Uma das minhas autoras preferidas em criança era a Condessa de Ségur, cuja colecção Azul estava praticamente completa e fazia as delícias dos mais novos. Os livros que mais li e voltei a ler, e que eram, indubitavelmente, os meus preferidos, eram “Os Desastres de Sofia” e “As Meninas Exemplares”, cujo ambiente aristocrático e momentos perfeitamente aspiracionais me proporcionaram muitas horas de brincadeiras de imaginação.
Chega agora uma nova edição de “Os Desastres de Sofia” (Fábula, 2019 – reedição), livro que continuará a encontrar pequenos leitores e a encantar os mais velhos em momentos de autêntico revivalismo. Condessa de Ségur consegue essa proeza: de, desde meados do século XIX, cativar leitores de todo o mundo e de inúmeras gerações e de, mais de 150 anos depois, continuar a ter os seus livros publicados e adaptados a outras formas artísticas, como teatro ou cinema. Considere-se, pois, o filme de Christofe Honoré que estreou em 2018 numa adaptação perfeita d’Os Desastres de Sofia, onde são espelhadas as várias traquinices que ilustram fielmente a perspectiva da criança e a exasperação dos adultos.
As minhas personagens predilectas sempre foram a Sofia, a Madalena e a Camila, tão carismáticas quanto sensíveis.

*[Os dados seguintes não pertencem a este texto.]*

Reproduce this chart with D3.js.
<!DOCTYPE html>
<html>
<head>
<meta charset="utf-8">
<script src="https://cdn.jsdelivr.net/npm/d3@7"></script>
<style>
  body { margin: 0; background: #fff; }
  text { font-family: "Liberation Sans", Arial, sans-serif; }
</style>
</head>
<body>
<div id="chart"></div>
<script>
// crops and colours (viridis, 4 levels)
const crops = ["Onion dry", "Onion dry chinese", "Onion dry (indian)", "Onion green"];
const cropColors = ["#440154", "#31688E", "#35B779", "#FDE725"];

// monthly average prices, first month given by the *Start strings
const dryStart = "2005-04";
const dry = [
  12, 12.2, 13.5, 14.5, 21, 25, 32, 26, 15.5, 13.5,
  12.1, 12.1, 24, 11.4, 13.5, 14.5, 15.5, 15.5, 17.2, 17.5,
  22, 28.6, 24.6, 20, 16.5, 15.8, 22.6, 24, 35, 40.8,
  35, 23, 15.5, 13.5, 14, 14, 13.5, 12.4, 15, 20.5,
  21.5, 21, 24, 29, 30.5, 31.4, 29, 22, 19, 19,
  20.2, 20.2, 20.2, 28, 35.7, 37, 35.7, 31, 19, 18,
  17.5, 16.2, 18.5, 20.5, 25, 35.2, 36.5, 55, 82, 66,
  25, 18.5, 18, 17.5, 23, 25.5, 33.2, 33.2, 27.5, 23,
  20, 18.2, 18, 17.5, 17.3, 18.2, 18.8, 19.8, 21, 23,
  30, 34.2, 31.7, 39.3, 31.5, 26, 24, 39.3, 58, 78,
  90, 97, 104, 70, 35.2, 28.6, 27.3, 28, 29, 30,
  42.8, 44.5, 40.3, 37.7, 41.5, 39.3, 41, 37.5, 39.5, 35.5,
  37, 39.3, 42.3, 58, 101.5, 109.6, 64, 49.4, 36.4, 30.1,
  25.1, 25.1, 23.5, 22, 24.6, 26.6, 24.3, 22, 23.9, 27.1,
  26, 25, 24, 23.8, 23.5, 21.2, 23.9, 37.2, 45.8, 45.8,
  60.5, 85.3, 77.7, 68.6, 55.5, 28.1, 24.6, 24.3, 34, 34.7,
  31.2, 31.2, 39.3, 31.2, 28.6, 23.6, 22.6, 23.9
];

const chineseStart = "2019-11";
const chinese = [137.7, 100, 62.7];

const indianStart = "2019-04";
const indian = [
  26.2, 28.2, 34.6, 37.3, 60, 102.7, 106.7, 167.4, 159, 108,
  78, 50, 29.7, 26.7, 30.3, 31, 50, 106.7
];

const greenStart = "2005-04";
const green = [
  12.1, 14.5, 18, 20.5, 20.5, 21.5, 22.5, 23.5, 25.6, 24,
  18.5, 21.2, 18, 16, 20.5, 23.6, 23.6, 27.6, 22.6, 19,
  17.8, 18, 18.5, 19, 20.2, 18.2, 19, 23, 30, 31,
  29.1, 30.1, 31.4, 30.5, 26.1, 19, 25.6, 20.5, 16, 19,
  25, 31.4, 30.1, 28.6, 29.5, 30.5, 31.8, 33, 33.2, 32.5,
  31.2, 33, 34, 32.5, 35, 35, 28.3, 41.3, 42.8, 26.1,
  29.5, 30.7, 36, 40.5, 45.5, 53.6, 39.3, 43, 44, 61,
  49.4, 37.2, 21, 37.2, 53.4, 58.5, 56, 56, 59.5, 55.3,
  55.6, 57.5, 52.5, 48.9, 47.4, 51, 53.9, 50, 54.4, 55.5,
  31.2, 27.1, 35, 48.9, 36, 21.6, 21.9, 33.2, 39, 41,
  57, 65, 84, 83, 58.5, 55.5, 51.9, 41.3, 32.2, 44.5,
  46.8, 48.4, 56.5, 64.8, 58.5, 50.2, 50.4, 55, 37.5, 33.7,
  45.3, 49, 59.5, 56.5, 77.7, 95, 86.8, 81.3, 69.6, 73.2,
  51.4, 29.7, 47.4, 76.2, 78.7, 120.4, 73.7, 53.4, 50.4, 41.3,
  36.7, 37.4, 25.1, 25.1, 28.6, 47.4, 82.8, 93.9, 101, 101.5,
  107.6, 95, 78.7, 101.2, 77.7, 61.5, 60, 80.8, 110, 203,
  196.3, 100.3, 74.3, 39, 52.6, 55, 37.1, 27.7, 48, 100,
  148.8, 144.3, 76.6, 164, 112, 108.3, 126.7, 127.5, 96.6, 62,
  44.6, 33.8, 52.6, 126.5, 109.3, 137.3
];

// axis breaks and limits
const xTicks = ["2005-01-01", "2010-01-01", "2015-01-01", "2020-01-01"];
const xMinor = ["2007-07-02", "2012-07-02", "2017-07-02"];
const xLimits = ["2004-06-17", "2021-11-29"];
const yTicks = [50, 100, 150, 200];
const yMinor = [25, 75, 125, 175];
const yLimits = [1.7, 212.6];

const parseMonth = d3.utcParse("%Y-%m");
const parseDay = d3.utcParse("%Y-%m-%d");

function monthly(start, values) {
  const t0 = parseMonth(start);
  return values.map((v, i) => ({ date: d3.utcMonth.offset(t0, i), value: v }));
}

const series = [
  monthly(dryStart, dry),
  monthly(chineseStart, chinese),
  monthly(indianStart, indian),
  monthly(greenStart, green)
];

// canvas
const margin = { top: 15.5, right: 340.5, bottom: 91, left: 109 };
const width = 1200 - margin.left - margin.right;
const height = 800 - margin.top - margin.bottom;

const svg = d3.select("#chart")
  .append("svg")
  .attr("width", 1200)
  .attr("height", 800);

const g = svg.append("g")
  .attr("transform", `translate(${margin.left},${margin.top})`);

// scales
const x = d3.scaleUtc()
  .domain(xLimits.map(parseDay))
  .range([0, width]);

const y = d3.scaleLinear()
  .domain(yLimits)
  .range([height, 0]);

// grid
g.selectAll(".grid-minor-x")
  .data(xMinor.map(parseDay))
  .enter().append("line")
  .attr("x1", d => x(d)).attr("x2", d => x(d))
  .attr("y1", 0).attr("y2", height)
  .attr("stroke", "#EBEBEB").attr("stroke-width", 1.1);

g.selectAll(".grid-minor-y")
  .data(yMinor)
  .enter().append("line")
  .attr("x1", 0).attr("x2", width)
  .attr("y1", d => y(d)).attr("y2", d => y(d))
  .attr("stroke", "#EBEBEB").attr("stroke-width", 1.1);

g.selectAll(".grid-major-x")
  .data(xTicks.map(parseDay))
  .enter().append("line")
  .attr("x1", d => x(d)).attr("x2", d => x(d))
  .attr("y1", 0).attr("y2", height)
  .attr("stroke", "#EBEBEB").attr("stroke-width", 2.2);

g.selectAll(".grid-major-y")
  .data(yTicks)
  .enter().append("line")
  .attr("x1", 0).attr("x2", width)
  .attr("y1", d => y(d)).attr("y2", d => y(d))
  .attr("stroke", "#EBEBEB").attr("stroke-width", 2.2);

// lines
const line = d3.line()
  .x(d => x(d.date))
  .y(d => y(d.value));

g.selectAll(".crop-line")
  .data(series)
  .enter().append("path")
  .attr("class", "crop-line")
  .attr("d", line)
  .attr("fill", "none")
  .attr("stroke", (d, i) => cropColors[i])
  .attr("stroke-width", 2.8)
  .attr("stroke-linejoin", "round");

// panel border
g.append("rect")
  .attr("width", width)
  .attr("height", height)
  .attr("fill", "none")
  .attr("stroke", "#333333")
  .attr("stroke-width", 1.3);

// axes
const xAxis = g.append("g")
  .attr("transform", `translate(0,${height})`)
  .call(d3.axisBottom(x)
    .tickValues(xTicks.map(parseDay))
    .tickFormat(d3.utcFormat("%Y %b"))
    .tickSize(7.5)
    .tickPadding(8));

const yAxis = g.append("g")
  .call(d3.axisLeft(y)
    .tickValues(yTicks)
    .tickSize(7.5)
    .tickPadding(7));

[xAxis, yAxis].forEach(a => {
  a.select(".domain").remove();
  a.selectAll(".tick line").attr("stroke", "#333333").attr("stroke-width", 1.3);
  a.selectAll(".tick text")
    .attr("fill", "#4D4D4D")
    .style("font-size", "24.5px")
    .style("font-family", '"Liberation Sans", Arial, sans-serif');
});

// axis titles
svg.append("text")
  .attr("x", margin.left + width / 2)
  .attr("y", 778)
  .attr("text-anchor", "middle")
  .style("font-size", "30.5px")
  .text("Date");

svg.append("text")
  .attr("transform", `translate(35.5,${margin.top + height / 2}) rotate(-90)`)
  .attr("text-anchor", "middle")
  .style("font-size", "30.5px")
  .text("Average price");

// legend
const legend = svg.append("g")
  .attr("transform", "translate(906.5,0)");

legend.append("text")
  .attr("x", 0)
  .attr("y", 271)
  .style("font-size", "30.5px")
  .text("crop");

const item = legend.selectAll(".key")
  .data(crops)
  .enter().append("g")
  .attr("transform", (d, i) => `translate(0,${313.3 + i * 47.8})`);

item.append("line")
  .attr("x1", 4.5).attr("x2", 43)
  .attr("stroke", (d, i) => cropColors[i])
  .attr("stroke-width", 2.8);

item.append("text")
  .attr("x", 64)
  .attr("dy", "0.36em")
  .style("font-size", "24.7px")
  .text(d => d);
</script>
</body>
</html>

Ao longo do tempo, ainda criança, sempre nutri um carinho por especial por Sofia, por a ter encarado sempre como uma criança incompreendida que, na verdade, provocava e incentivava o mau comportamento e a falta de discernimento em ocasiões variadas. Esta incompreensão e a sua vontade de crescer desperta em si emoções e sentimentos que não consegue identificar, dada a sua idade, e com os quais não consegue lidar. Sofia não é, nem nunca foi, má. Era, sim, uma criança solitária num mundo de adultos, regras apertadas e casas labirínticas que sonhava ter uma oportunidade de ser feliz – à sua maneira.

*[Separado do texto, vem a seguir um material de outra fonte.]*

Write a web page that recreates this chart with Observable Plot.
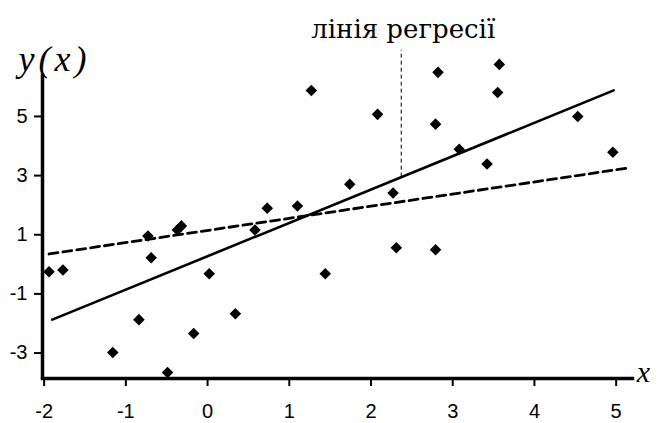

Mas serão estas traquinices um grito de liberdade? Um pedido de ajuda? Afirma Carla Maia de Almeida, no prefácio, que sim. Que a criança está acorrentada e que a forma de se libertar é precisamente agindo conforme pode, quer e sabe. Mas talvez seja mais que isso: Condessa de
Ségur, mulher de uma família aristocrática, nasceu e cresceu no seio da alta sociedade russa e francesa. As histórias que criou são possivelmente o espelho daquilo que os seus oito filhos viveram, e que os seus netos haviam de viver, resultando na criação de uma personagem única que encarna aquilo que é ser criança: a cedência a tentações, a impulsividade, a crença de que se vence sempre, a distracção, a imaginação, a perspectiva de um mundo enorme quando se tem pouco mais de um metro de altura.
As histórias, tão inocentes quanto complexas no que respeita a eventos familiares, a obstáculos na integração social e o esforço para o alcance de realização pessoal, são verdadeiramente encantadoras e verdadeiros representantes da infância. “Os Desastres de Sofia” consiste, pois, na lista dos livros recomendados pelo Plano Nacional de Leitura, pelo que se torna essencial que as crianças tenham contacto pelo menos uma vez com este título (ou, a verdade, com qualquer um dos livros da autora).